In general, to create a structured note, option(s) is(are) either sold to generate a volatility-based yield of an asset, or is(are) bought to provide a directional exposure to an asset.
For principal protected notes, one or a combination of options are bought in order to give the note holder participation in the price movement of an underlying asset while maintaining principal protection for the note holder.
For yield enhancement notes, either call or put options are sold in order to give the note holder a volatility-based yield of the underlying asset. The risk to the noteholder is that if the price of the asset exceeds the strike price, which triggers the exercise of the option, the noteholder may take on losses. However, the beauty of a structured note is that the risk and payoff of a note is guaranteed up front so there is no surprise to the noteholder.
Conclusion
Options are versatile financial instruments that offer both retail and institutional investors a range of strategic possibilities, from hedging risk to amplifying returns. Their adaptability also extends to the realm of structured notes, where they serve to predefine risk and reward for investors. Whether you're looking to protect your principal or enhance yield, options can be tailored to meet diverse financial goals. However, understanding their complexities is crucial for maximizing their potential. In summary, options are indispensable tools in modern finance, offering unparalleled flexibility and strategic depth.
Remember that none of the information presented in this letter or on the blog constitutes investment advice or solicitation of any kind. Fig Investments is not currently offering any investment products. Before investing money in any asset or investment product, you should conduct your independent due diligence. Please refer to Fig Investments' disclosures here.
https://www.businessinsider.com/the-story-of-the-first-ever-options-trade-in-recorded-history-2012-3
For this post, we will be focusing on American Style vanilla options. There are various classes of options with different styles of “exercising” the option - how the buyer elect to get the payout, such as European or Asian options, or different ways the payout is calculated, such as exotic options.
Hence the name “option”. The buyer always has the option to buy or sell something, but doesn’t have to.

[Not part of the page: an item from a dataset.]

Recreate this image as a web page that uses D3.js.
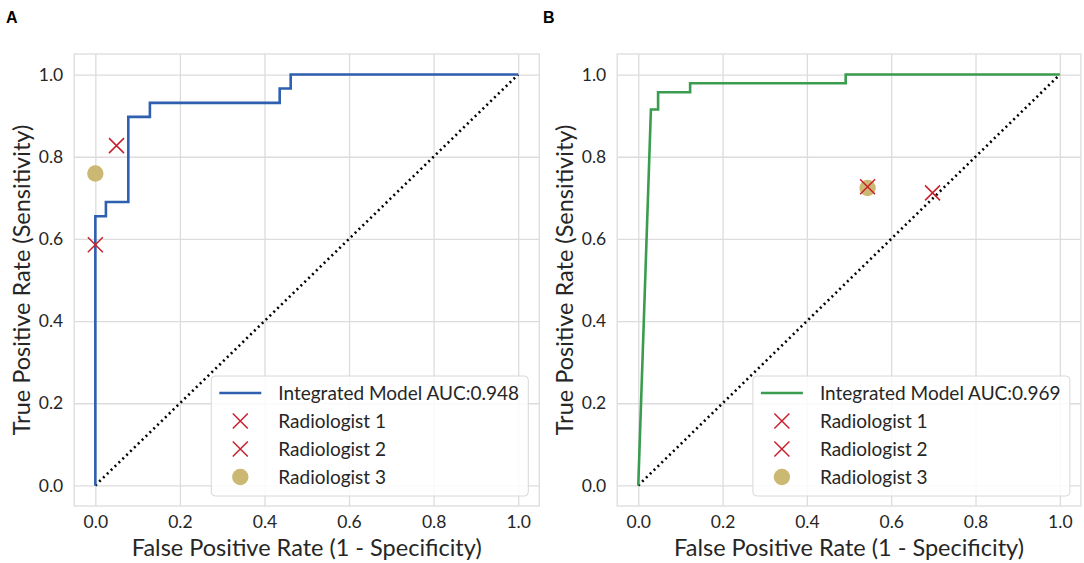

“Almost always” - unless an asset price trades negative, like WTI oil did in June 2020: https://www.cnbc.com/2020/06/16/how-negative-oil-prices-revealed-the-dangers-of-futures-trading.html
Most of the option contracts are traded through exchanges, and are cleared through a clearing house such as the Option Clearing Corporation (OCC) (https://www.theocc.com/). This just means you don’t have to manually find a seller and making sure they are good for paying you out for the option contract - the clearing house would guarantee all the option contracts will settle.